>> Start STORED DATA

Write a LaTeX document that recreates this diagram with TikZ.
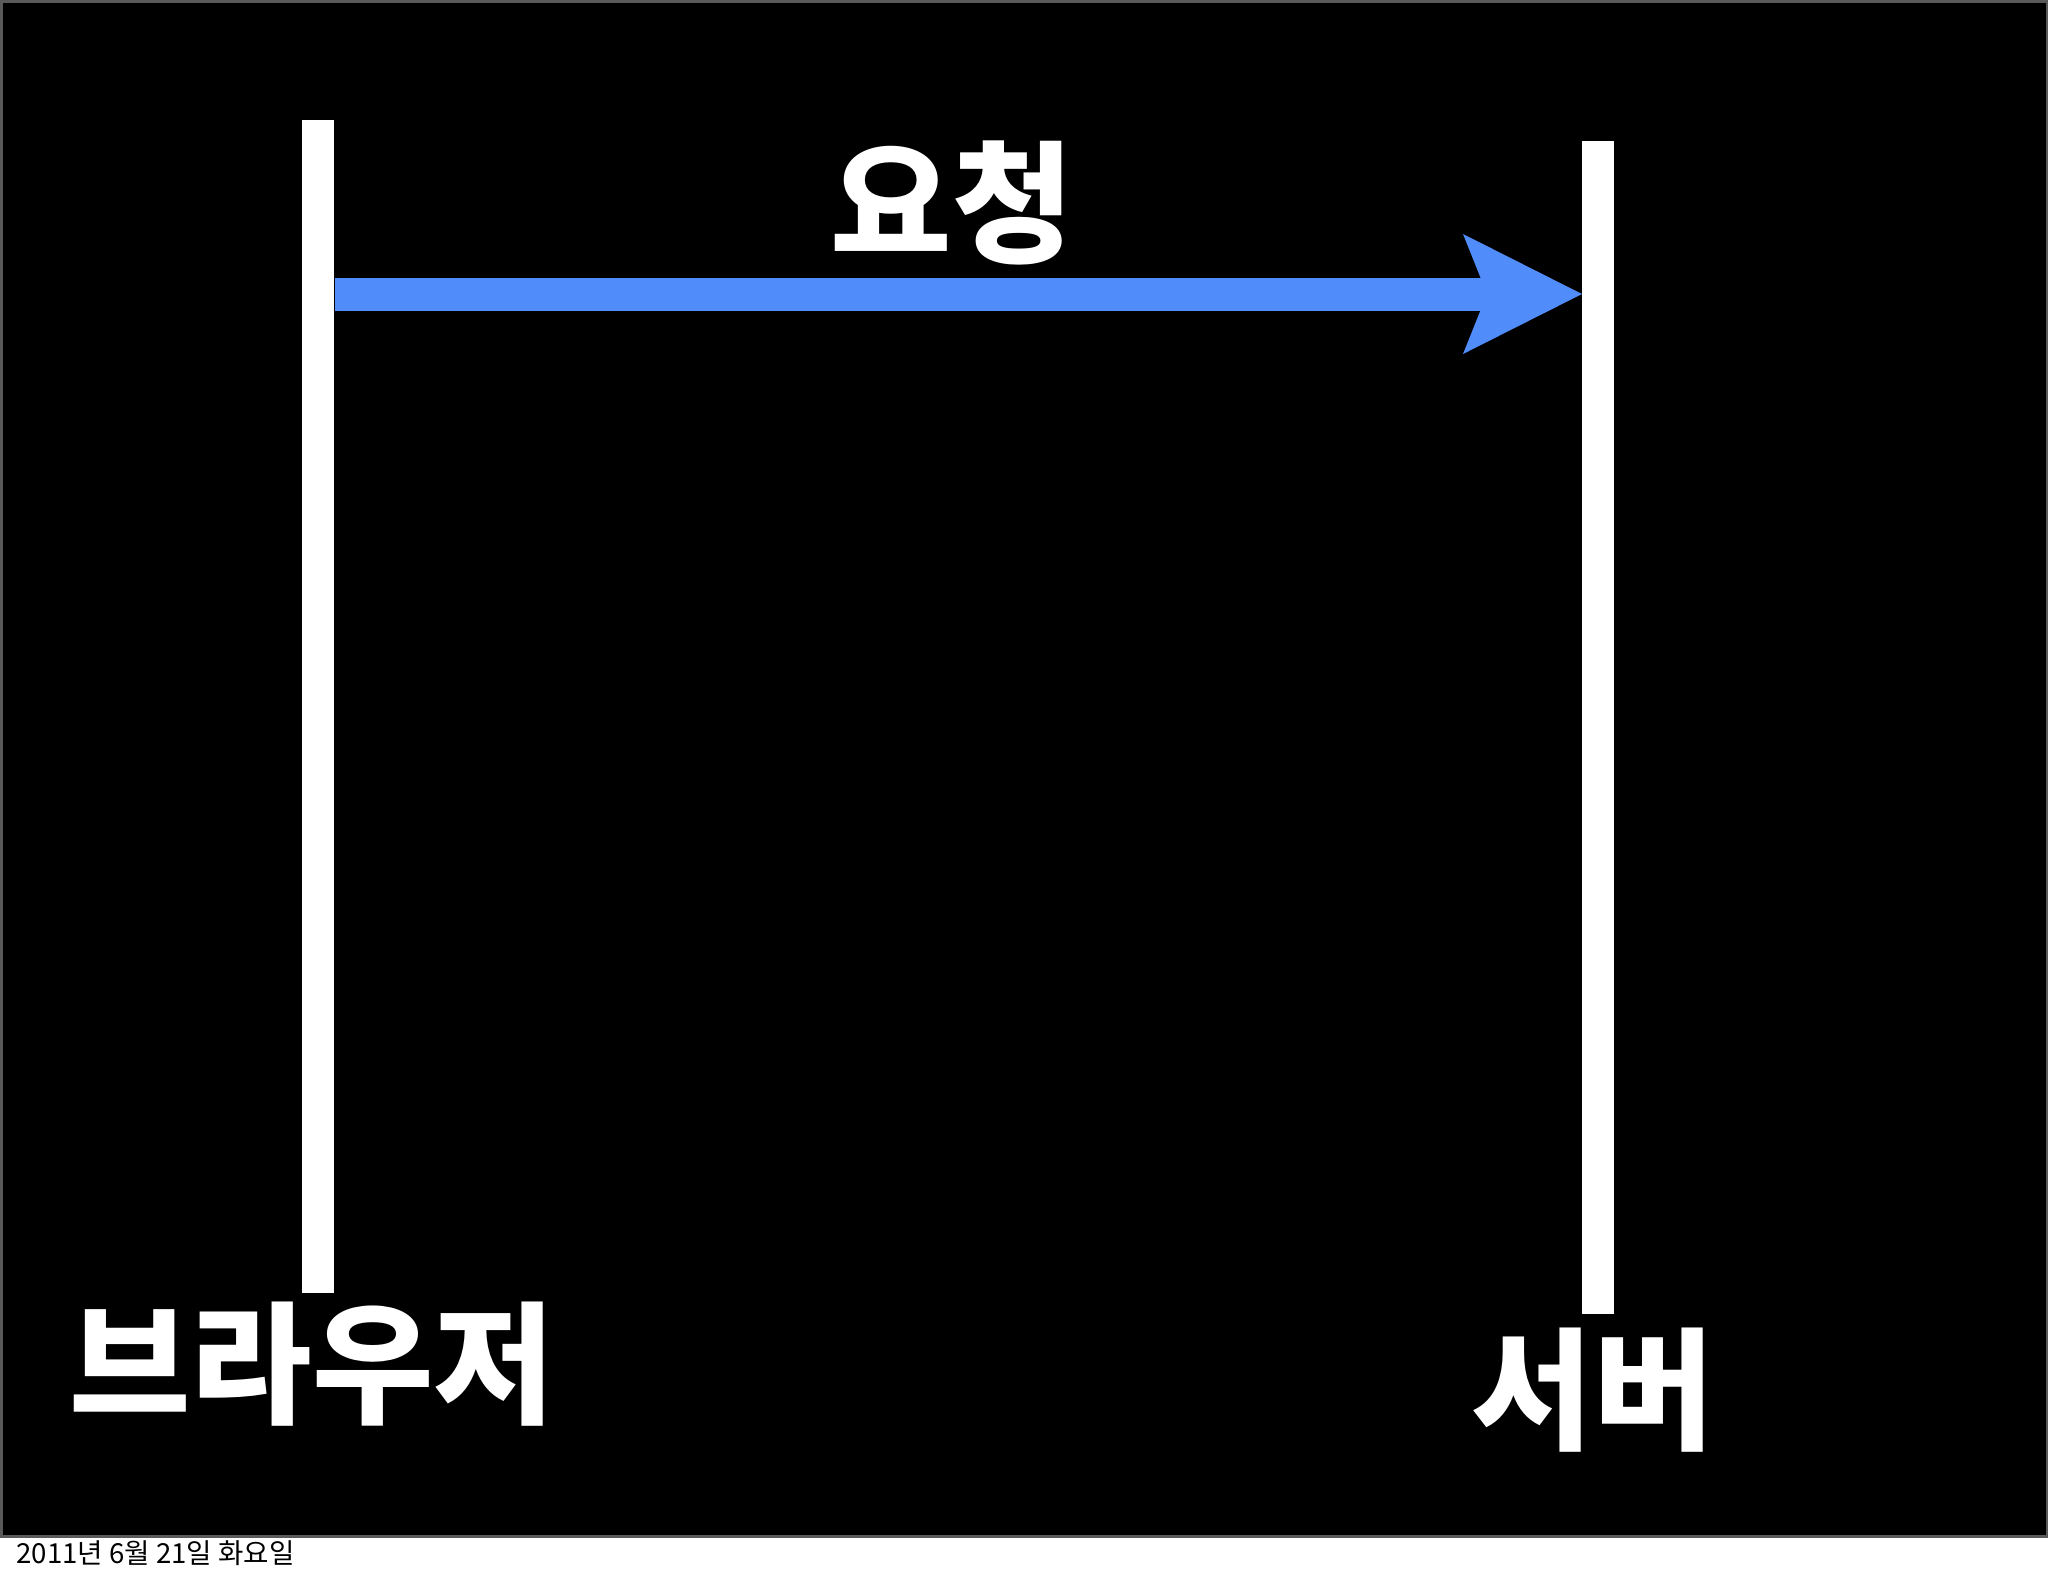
\documentclass[tikz,border=0pt]{standalone}
\usepackage{fontspec}
\usetikzlibrary{arrows.meta}
\newfontfamily\kr{Noto Sans CJK KR}
\definecolor{arrowblue}{RGB}{80,140,250}
\definecolor{framegray}{RGB}{90,90,90}
\begin{document}
\begin{tikzpicture}[x=0.5pt,y=-0.5pt,
  lifeline/.style={fill=white,draw=none,inner sep=0pt,minimum width=16pt,minimum height=586.5pt,anchor=north west},
  biglabel/.style={text=white,inner sep=0pt,font=\kr\bfseries\fontsize{66}{66}\selectfont},
  msg/.style={draw=arrowblue,line width=16.5pt,-{Stealth[length=59.5pt,width=60pt,inset=12pt,line width=0pt,fill=arrowblue]}}]
\useasboundingbox (0,0) rectangle (2048,1576);
\fill[white] (0,0) rectangle (2048,1576);
\fill[black] (0,0) rectangle (2048,1536);
\draw[framegray,line width=1.5pt] (1,1) rectangle (2047,1536);
\node[lifeline] (browser) at (302,120) {};
\node[lifeline] (server) at (1582,141) {};
\coordinate (msgstart) at ([yshift=-87pt]browser.north east);
\draw[msg] (msgstart) -- (msgstart -| server.west);
\node[biglabel] (req) at (952,203) {요청};
\node[biglabel] (blabel) at (312,1364) {브라우저};
\node[biglabel] (slabel) at (1593,1390) {서버};
\node[font=\kr\fontsize{13.8}{14}\selectfont,anchor=base west,inner sep=0pt,text=black] (date) at (16,1563) {2011년 6월 21일 화요일};
\end{tikzpicture}
\end{document}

>> End STORED DATA

▶ **SET EXERCISE**
Set the pictures aside and transcribe the data above exactly.

▶ **EXPECTED OUTPUT**
Write a LaTeX document that recreates this diagram with TikZ.
\documentclass[tikz,border=0pt]{standalone}
\usepackage{fontspec}
\usetikzlibrary{arrows.meta}
\newfontfamily\kr{Noto Sans CJK KR}
\definecolor{arrowblue}{RGB}{80,140,250}
\definecolor{framegray}{RGB}{90,90,90}
\begin{document}
\begin{tikzpicture}[x=0.5pt,y=-0.5pt,
  lifeline/.style={fill=white,draw=none,inner sep=0pt,minimum width=16pt,minimum height=586.5pt,anchor=north west},
  biglabel/.style={text=white,inner sep=0pt,font=\kr\bfseries\fontsize{66}{66}\selectfont},
  msg/.style={draw=arrowblue,line width=16.5pt,-{Stealth[length=59.5pt,width=60pt,inset=12pt,line width=0pt,fill=arrowblue]}}]
\useasboundingbox (0,0) rectangle (2048,1576);
\fill[white] (0,0) rectangle (2048,1576);
\fill[black] (0,0) rectangle (2048,1536);
\draw[framegray,line width=1.5pt] (1,1) rectangle (2047,1536);
\node[lifeline] (browser) at (302,120) {};
\node[lifeline] (server) at (1582,141) {};
\coordinate (msgstart) at ([yshift=-87pt]browser.north east);
\draw[msg] (msgstart) -- (msgstart -| server.west);
\node[biglabel] (req) at (952,203) {요청};
\node[biglabel] (blabel) at (312,1364) {브라우저};
\node[biglabel] (slabel) at (1593,1390) {서버};
\node[font=\kr\fontsize{13.8}{14}\selectfont,anchor=base west,inner sep=0pt,text=black] (date) at (16,1563) {2011년 6월 21일 화요일};
\end{tikzpicture}
\end{document}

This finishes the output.